Progressive May Break $20, Allstate Slightly Riskier

Includes: ALL, PGR
by: Takeover Analyst

Progressive (NYSE:PGR) and Allstate (NYSE:ALL) are two insurers that have margin pressure and operational challenges, but are still rated more towards a "buy" on the Street. With that said, a general consensus is that the firms will struggle to create value, let alone outperform the S&P 500. I similarly find that the companies have limited upside due to ratio concerns and macro headwinds.

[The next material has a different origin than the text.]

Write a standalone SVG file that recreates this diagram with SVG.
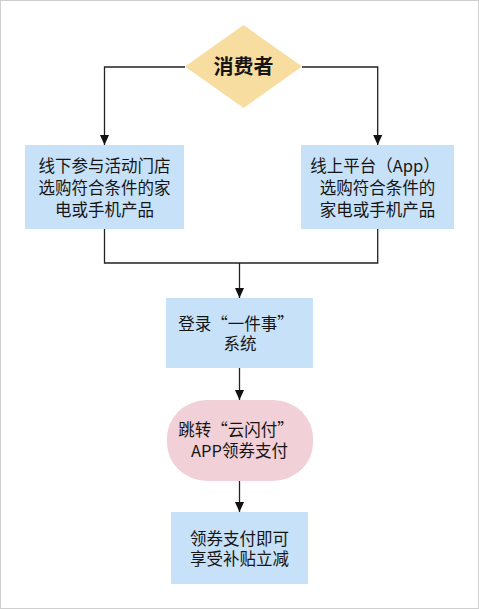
<svg xmlns="http://www.w3.org/2000/svg" width="479" height="609" viewBox="0 0 479 609">
<defs>
<marker id="ah" markerUnits="userSpaceOnUse" markerWidth="10" markerHeight="11" refX="11" refY="5" orient="auto" viewBox="0 0 11 10">
<path d="M0,0 L11,5 L0,10 Z" fill="#111"/>
</marker>
</defs>
<style>
.t{font-family:"Noto Sans CJK SC","Noto Sans",sans-serif;font-size:16.5px;fill:#151515;text-anchor:middle}
.big{font-size:20px;font-weight:bold}
.blue{fill:#C7E1F8}
.c{fill:none;stroke:#222;stroke-width:1.3}
</style>
<rect x="0.5" y="0.5" width="478" height="608" fill="#fff" stroke="#cfcfcf" stroke-width="1"/>
<g id="connectors">
<path class="c" d="M185,67 H104.5 V145" marker-end="url(#ah)"/>
<path class="c" d="M302,67 H377.7 V145" marker-end="url(#ah)"/>
<path class="c" d="M104.5,229 V263 H377.7 V229"/>
<path class="c" d="M239.5,263 V298" marker-end="url(#ah)"/>
<path class="c" d="M239.5,368 V400" marker-end="url(#ah)"/>
<path class="c" d="M239.5,481 V512" marker-end="url(#ah)"/>
</g>
<g id="consumer">
<polygon points="243.5,25 302,66.5 243.5,108 185,66.5" fill="#F8DDA0"/>
<text class="t big" x="243.5" y="73.5">消费者</text>
</g>
<g id="offline">
<rect class="blue" x="25" y="145" width="159" height="84"/>
<text class="t" x="104.5" y="172"><tspan x="104.5">线下参与活动门店</tspan><tspan x="104.5" dy="22">选购符合条件的家</tspan><tspan x="104.5" dy="21.5">电或手机产品</tspan></text>
</g>
<g id="online">
<rect class="blue" x="301" y="145" width="153" height="84"/>
<text class="t" x="375" y="172"><tspan x="375">线上平台（App）</tspan><tspan x="377.5" dy="22">选购符合条件的</tspan><tspan x="377.5" dy="21.5">家电或手机产品</tspan></text>
</g>
<g id="login">
<rect class="blue" x="166" y="298" width="147" height="70"/>
<text class="t" x="236" y="329.5"><tspan x="236">登录“一件事”</tspan><tspan x="240" dy="20">系统</tspan></text>
</g>
<g id="jump">
<rect x="167" y="400" width="146" height="81" rx="40" ry="38" fill="#F1D0D7"/>
<text class="t" x="236" y="436"><tspan x="236">跳转“云闪付”</tspan><tspan x="239.5" dy="21">APP领券支付</tspan></text>
</g>
<g id="pay">
<rect class="blue" x="171" y="512" width="137" height="72"/>
<text class="t" x="239.5" y="544.5"><tspan x="239.5">领券支付即可</tspan><tspan x="239.5" dy="20.5">享受补贴立减</tspan></text>
</g>
</svg>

From a multiples perspective, Progressive is the cheaper of the two. It trades at a respective 11.3x and 11.7x past and forward earnings while offering a dividend yield of 2.2%. Allstate, on the other hand, trades at a respective 40.2x and 7.1x past and forward earnings while offering a dividend yield of 3.2%. Over the last 1 year, 5 year, and 10 year periods, Progressive has also outperformed. Since 12 months ago, the stock has fallen by only 6.4% while Allstate's value has fallen by 16.6%. During this time period, insurers have underperformed the broader market.

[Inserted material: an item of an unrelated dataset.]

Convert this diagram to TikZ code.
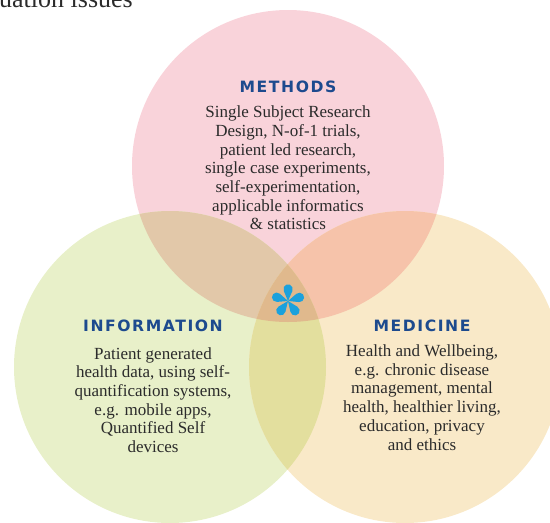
\documentclass[tikz,border=0pt]{standalone}
\usepackage{fontspec}
\setmainfont{Liberation Serif}
\newfontfamily\titlefont[LetterSpace=10]{DejaVu Sans}
\definecolor{cpink}{HTML}{F9D3DA}
\definecolor{cgreen}{HTML}{E8F0C9}
\definecolor{cyellow}{HTML}{F9E9C8}
\definecolor{cpg}{HTML}{E2C8A9}
\definecolor{cpy}{HTML}{F6C3AA}
\definecolor{cgy}{HTML}{E3DF9E}
\definecolor{cpgy}{HTML}{E0B98D}
\definecolor{bodygray}{HTML}{2B2B2B}
\definecolor{titleblue}{HTML}{1D4A8E}
\definecolor{astblue}{HTML}{1BA1DC}
\begin{document}
\begin{tikzpicture}[x=1pt,y=-1pt,
  body/.style={text=bodygray, align=center, inner sep=0pt, font=\fontsize{17}{18.7}\selectfont},
  ttl/.style={text=titleblue, inner sep=0pt, font=\titlefont\bfseries\fontsize{15.6}{18}\selectfont},
  petal/.style={fill=astblue}]
\useasboundingbox (0,0) rectangle (550,523);
\clip (0,0) rectangle (550,523);
\def\pinkc{(288,166) circle[radius=156pt]}
\def\greenc{(170,367) circle[radius=156pt]}
\def\yellowc{(405,367) circle[radius=156pt]}
% circles
\fill[cpink] \pinkc;
\fill[cgreen] \greenc;
\fill[cyellow] \yellowc;
\begin{scope}
  \clip \pinkc;
  \fill[cpg] \greenc;
  \fill[cpy] \yellowc;
\end{scope}
\begin{scope}
  \clip \greenc;
  \fill[cgy] \yellowc;
\end{scope}
\begin{scope}
  \clip \pinkc;
  \clip \greenc;
  \fill[cpgy] \yellowc;
\end{scope}
% cut-off text at top
\node[anchor=base west, inner sep=0pt, text=bodygray, font=\fontsize{26}{28}\selectfont] (cut) at (-1,7) {uation issues};
% titles
\node[ttl] (mtitle) at (288,87) {METHODS};
\node[ttl] (ititle) at (153,326) {INFORMATION};
\node[ttl] (dtitle) at (422,326) {MEDICINE};
% bodies
\node[body] (mbody) at (288,168) {Single Subject Research\\Design, N-of-1 trials,\\patient led research,\\single case experiments,\\self-experimentation,\\applicable informatics\\\& statistics};
\node[body] (ibody) at (153,400) {Patient generated\\health data, using self-\\quantification systems,\\e.g. mobile apps,\\Quantified Self\\devices};
\node[body] (dbody) at (422,397.5) {Health and Wellbeing,\\e.g. chronic disease\\management, mental\\health, healthier living,\\education, privacy\\and ethics};
% asterisk
\begin{scope}[shift={(288pt,-301pt)}, x=1pt, y=1pt]
  \foreach \a in {0,72,144,216,288}{
    \fill[petal, rotate=\a] (0,0) -- (4.4,10.1) arc[start angle=-23.6, end angle=203.6, radius=4.7pt] -- cycle;
  }
\end{scope}
\end{tikzpicture}
\end{document}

At the third quarter earnings call, Allstate's CEO, Tom Wilson, noted both weakness and signs of improvement:

We strengthened the breadth of the Allstate brand standard auto insurance profitability by improving combined ratios in New York and Florida. Both of those states continue to have loss ratios that are higher than the countrywide average, though the results have improved significantly relative to 2010, reducing the pressure on countrywide results. The rest of the country continues to have strong results. The overall combined ratio for Allstate brand standard auto insurance is 94.2 for the quarter and 95.8 for the first 9 months of the year. The Allstate brand homeowners combined ratio was 131.9 for the quarter, of which 55.8 was due to catastrophe losses. To improve returns, we continued to increase prices and downsize this business with average premiums are up 5% and then there's a 4% reduction in items in force versus a year ago. The underlying combined ratio was 72.3 for the 9 months, which is a 0.9 improvement from the prior year for the quarter. It was 1.7 points better than the prior year.

Nevertheless, weak premium trends, poor reputation, and underwriting losses will limit stock appreciation as investors shift to safer companies. Allstate's homeowners business is likely to see margin contraction despite raising deductibles and rates. In auto, premiums have now declined for the fifth straight quarter, as promotion has seemingly proved futile. On the positive side, Esurance will start being accretive to EPS in 2012 and the $1B repurchase program announced in November will be doubly beneficial in boosting ROE and motivating investor entry.

Consensus estimates for Allstate's EPS are that it will decline by 72.9% to $0.77 and then turnaround to grow by 376.6% and 6.8% in the following two years. Assuming a multiple of 9x and a conservative 2012 EPS of $3.54, the rough intrinsic value of the stock is $31.86, implying 22.1% upside. This is not enough, in my view, to merit calling the investment a value play.

The same goes for Progressive, which is experiencing declining underwriting margins as the combined ratio trends to a 96% run-rate. A lack of no prior-year reserve releases ia adding to risk while slowdown in direct channel is depressing cash generation. Loss ratios and EPS of $0.08 for October were also disappointing. Nevertheless, the company has generally outperformed competitors, notably in auto, and its expansion in Florida and New York appears promising in cost-effectively targeting ideal demographics.

Consensus estimates for Progressive's EPS are that it will decline by 4% to $1.45 and then turnaround to grow by 8.3% in both of the following two years. Of the 14 revisions to estimates, the majority, 11, have gone up for a net change of 0.7%. Reduced volatility in EPS compared to Allstate is reflected by the fact that Progressive has a beta of almost half that of its competitor. Assuming a multiple of 15x and a conservative 2012 EPS of $1.53, the rough intrinsic value of the stock is $22.95, implying 24.9% upside. If the multiple were to decline to 11.3x and 2012 EPS turns out to be just 5.1% below the consensus, the stock would decline by 8.3%. The Street thus currently prefers Progressive over Allstate.

Disclosure: I have no positions in any stocks mentioned, and no plans to initiate any positions within the next 72 hours.